4 Souligner le manque d’hommes autant que le manque de femmes
Je ne compte plus le nombre de tableaux et de données dont la présentation me choque. Seule semble compter l’idéale mixité des filières encore très masculines…
L’insertion de colonnes de visibilité des femmes intitulées « pourcentage de femmes » est de mise (ex. les sciences et techniques), quand rien n’est dit du pourcentage d’hommes correspondant (qui aurait pourtant l’intérêt de souligner leur surreprésentation) ni sur le pourcentage d’hommes dans tel autre métier pour souligner qu’ils y sont attendus (ex. petite enfance).

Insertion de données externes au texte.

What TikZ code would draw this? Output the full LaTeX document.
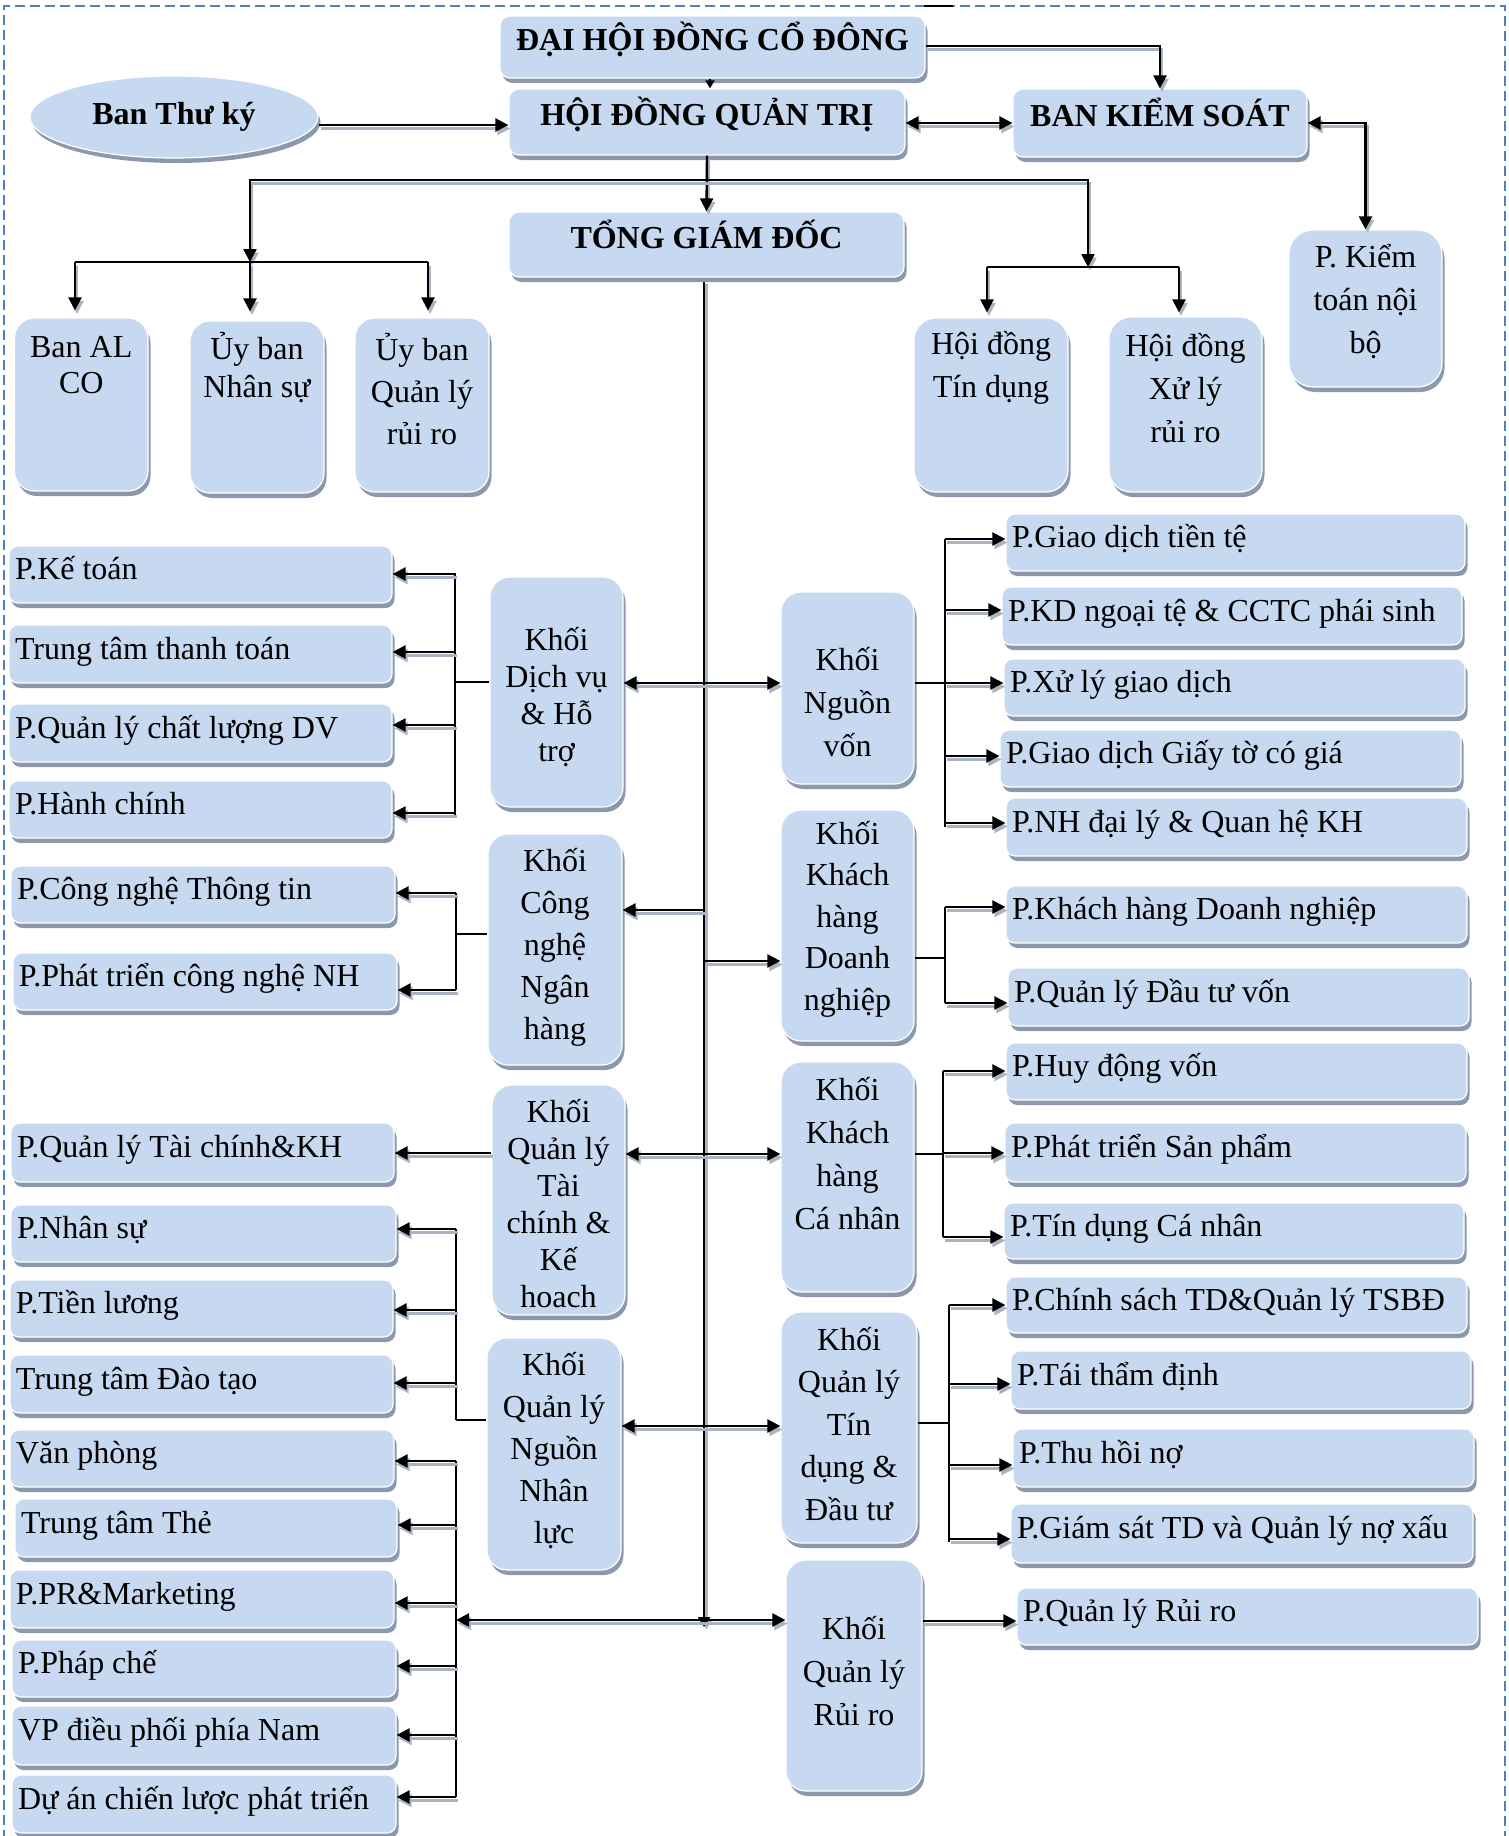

D’autre part, le fait de souligner l’attendu concernant les femmes avec la seule colonne « % de femmes » peut être interprété comme un problème réglé quand les femmes sont très majoritaires…, alors que là réside l’autre moitié du problème ! J’ai entendu trop de dirigeant·es affirmer que « les femmes étant majoritaires dans leur secteur, il n’y a pas de problème d’inégalités professionnelles », ce qui n’a bien sûr aucun rapport en plus d’être le signe d’une confusion mentale étonnante.
5 Ouvrir la boite de Pandore de la situation familiale
Affirmer que les écarts s’expliquent par tel et tel facteur, c’est déjà un pas, mais il est insuffisant.
Il est temps de systématiquement « découper » le fameux écart de -25% ou de +33% (il est bien la moyenne de multiples situations très différentes), pour montrer de quoi il est fait et donc où persistent les plus fortes inégalités. La situation de famille constitue un prisme d’analyse fort intéressant (par exemple, dans les familles de trois enfants et plus, dire en chiffres combien les hommes gagnent de plus que les femmes traduit des arbitrages familiaux traditionnels). Ce « découpage » permettrait de montrer où ces inégalités sont beaucoup moins présentes (par exemple, chez les plus précaires et chez les célibataires).
Il est temps aussi de faire connaître les inégalités de salaires entre les hommes selon leur situation de famille et entre les femmes selon leur situation de famille.
Enfin, il est temps de convenir qu’il n’y aura pas d’avancée vers l’égalité professionnelle sans ouverture de la boite de Pandore de la situation familiale. C’est ce que j’ai tenté de mettre en valeur dans mon texte : « Au dessus de tous les autres revenus : ceux des hommes pères ou en couple »
6 Prévenir les mauvaises interprétations possibles
Les -25% ou +33% ne sont pas calculés « à poste égal », mais ils sont régulièrement interprétés comme tels par l’opinion publique, lorsqu’aucun indice ne vient dire le contraire. C’est évidemment un problème pour la crédibilité du chiffre comme pour celle des personnes qui l’avancent.
Solution : expliquons systématiquement quelles assiettes ces calculs prennent en compte (exemple dans une entreprise : masse salariale des hommes et masse salariale des femmes, ramenées chacune à une personne). Informons sur l’écart restant (+/-10%) une fois qu’on a expliqué la différence de revenus par tout ce qui était visiblement explicable : les types d’emploi, le temps de travail, les heures supplémentaires, les positions dans les emplois, etc.
Vous qui m’avez lue, peut-être n’aviez vous besoin de rien. Mais cela m’a fait du bien.